A movie-length picture, however, likely could not have brought the viewer along in The Queen’s Gambit the way seven episodes did. Midway through the series, one opponent turned suitor faces Beth Harmon, the icy, inquisitive main character played by Taylor-Joy, and gives her a book about 19th century chess legend Paul Morphy as well as a little history lesson. “You know what they called him? The pride and the sorrow of chess,” he says, explaining that Morphy’s otherworldly talents made his eventual early downfall all the more tragic, and adding that the self-destructive yet self-assured Beth is already on a similar track.

Both of those emotions—pride and sorrow—carry an intensity that is a factor of time: The longer an investment in someone, the more acute any feelings of supportive thrill or disappointed sadness on their behalf will be. When characters from Beth’s past reemerge to help her, their instincts are relatable. Just as they once stood in a dusty gymnasium trying to make sense of the strange and self-assured young woman before them, so do we, cultivating a shared history that makes every slowly unfolding (or brisk!) win feel that much more fun. When Beth makes the biggest screw-up of her career, we’re not just witnessing her downward spiral, we’re caught in it ourselves.

The show leverages time and pace within individual episodes, too, with its ever-ticking clocks and its competitors who are capable of mentally skipping many moves ahead. Some of the most effectively jarring moments in the show occur when a chess match runs long and gets adjourned for the day, to be resumed the next morning. Sometimes this pause feels excruciating, and sometimes it feels like a breath of fresh air; either way, it adds a dimension not typically present in most coming-of-age stories or sports films. When Netflix ordered The Queen’s Gambit from Frank in 2019, the deal was for six episodes, but, he told the Vineyard Gazette, the ratio of action-to-narrative felt a little bit off at that length. “Sometimes there were too many matches in one episode,” he said, and ultimately the series was lengthened to smooth things out.

Not every bit of tempo, both chess-related and otherwise, in The Queen’s Gambit is perfect; while some scenes unfurl rather slowly, others, like the reappearance of a long-ago orphanage comrade, feel frustratingly incomplete. But just as it’s possible to conjure up a lesser, shorter movie version of The Queen’s Gambit, it’s also easy to visualize a longer and worse version of it too, a typical TV series without limits, that swims out well past its source material and then drifts indefinitely along. (Once again, couldn’t be you, Big Little Lies!) Chess can reward risk-taking, after all, but a player’s toolbox still ought to carry some restraint. By sticking with a limited series—and by ending on a cheerfully unresolved note—The Queen’s Gambit more closely resembles the experience of finishing, and then missing, a book.

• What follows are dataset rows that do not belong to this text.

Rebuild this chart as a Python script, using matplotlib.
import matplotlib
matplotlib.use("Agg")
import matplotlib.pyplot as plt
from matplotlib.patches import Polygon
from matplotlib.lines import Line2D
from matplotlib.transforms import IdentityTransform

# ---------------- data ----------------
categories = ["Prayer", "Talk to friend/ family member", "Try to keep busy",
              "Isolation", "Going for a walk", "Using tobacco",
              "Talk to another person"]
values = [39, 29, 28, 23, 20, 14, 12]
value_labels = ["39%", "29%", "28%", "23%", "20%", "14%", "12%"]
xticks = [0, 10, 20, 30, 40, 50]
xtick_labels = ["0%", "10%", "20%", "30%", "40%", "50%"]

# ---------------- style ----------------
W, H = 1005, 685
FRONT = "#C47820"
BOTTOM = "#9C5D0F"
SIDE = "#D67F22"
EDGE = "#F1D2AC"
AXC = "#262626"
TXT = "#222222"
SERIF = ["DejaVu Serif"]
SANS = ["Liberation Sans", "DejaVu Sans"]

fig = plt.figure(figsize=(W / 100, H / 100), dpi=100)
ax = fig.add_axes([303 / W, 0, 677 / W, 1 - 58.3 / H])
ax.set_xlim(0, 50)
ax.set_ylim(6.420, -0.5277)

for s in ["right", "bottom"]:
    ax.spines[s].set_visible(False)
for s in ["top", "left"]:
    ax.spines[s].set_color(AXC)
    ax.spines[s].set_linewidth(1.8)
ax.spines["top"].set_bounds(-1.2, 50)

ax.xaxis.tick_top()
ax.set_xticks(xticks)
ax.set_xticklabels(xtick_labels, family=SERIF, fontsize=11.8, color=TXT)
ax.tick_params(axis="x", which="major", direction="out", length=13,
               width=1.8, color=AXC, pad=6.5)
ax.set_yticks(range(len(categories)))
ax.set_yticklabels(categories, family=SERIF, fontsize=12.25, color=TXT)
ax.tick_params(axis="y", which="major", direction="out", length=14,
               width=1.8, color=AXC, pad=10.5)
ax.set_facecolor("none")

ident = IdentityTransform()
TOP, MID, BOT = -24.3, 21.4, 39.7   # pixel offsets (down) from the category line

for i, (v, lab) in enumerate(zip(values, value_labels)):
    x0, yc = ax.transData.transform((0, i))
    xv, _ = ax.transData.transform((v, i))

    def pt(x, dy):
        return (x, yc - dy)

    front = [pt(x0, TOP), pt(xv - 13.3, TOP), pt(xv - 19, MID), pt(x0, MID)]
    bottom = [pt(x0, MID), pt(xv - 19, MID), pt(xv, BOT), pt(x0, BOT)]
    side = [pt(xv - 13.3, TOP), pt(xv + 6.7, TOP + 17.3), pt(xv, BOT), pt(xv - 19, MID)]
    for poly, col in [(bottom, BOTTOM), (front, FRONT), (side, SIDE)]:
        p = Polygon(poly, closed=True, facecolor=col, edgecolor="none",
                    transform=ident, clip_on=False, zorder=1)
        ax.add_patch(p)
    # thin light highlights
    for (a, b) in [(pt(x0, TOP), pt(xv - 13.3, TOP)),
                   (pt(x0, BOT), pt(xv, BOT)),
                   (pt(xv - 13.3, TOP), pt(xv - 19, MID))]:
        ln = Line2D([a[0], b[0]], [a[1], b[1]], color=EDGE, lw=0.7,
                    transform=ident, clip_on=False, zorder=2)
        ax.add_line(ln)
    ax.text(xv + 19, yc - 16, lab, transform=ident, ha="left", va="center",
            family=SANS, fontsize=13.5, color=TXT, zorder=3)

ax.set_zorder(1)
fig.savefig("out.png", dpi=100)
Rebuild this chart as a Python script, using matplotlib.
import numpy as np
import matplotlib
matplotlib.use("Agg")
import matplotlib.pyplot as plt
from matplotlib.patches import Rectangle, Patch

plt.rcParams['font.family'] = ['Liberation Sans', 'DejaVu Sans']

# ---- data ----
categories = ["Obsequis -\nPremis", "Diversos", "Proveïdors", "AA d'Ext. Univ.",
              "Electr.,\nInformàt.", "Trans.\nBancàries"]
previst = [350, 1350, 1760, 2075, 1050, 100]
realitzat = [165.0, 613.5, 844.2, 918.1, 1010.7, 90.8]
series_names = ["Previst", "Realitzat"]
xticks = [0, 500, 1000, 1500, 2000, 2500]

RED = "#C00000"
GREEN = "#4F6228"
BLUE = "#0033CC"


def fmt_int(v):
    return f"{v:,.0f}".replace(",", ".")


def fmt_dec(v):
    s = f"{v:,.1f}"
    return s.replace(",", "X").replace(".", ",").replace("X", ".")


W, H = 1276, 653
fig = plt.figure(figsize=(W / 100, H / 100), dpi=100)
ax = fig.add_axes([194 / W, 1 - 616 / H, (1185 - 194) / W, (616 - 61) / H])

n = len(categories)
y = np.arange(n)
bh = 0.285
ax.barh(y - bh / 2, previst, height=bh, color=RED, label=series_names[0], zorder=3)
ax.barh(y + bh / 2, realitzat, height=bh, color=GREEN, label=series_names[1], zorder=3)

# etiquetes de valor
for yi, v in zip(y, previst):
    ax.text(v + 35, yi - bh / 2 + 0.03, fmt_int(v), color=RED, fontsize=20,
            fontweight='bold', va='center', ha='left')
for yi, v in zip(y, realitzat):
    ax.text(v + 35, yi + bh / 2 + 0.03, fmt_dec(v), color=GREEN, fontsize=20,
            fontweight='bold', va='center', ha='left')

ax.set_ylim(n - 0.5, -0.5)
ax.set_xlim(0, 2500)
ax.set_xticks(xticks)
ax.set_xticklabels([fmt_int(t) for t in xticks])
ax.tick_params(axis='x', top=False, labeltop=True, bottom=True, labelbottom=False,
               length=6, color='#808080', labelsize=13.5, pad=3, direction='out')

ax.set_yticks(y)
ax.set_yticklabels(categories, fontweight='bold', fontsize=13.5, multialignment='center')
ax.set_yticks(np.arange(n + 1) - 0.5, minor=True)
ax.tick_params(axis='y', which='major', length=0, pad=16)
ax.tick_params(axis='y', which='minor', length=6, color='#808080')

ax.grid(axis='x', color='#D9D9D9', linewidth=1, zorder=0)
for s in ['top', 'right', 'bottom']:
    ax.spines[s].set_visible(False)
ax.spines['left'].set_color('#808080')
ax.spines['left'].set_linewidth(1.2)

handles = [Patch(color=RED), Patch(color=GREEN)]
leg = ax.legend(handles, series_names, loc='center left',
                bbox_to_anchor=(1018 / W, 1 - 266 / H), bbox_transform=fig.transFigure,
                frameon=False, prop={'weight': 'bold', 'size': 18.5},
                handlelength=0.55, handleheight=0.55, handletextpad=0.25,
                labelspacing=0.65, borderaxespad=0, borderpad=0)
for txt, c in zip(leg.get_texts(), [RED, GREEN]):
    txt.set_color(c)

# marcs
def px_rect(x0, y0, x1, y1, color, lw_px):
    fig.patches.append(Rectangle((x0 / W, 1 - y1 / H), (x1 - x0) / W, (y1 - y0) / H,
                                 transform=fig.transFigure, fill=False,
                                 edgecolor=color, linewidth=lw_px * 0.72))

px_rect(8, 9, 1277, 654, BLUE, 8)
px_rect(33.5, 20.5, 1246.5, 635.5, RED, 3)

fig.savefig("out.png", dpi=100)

In an interview a few weeks ago with Entertainment Weekly, Frank said when he wrote the 1991 movie Little Man Tate, his very first in a series of successful scripts “originally I wanted it to be about the cost of genius, and I didn’t quite get there with it. … I was too young, and I didn’t quite understand what I was writing about.” When he read The Queen’s Gambit all these years later, he saw that it was a more compelling version of the story he’d hoped to tell, and got to doing so. You can tell a lot about a chess match by examining its opening and its endgame, but the best parts of its story lie in all the moves that take place in between.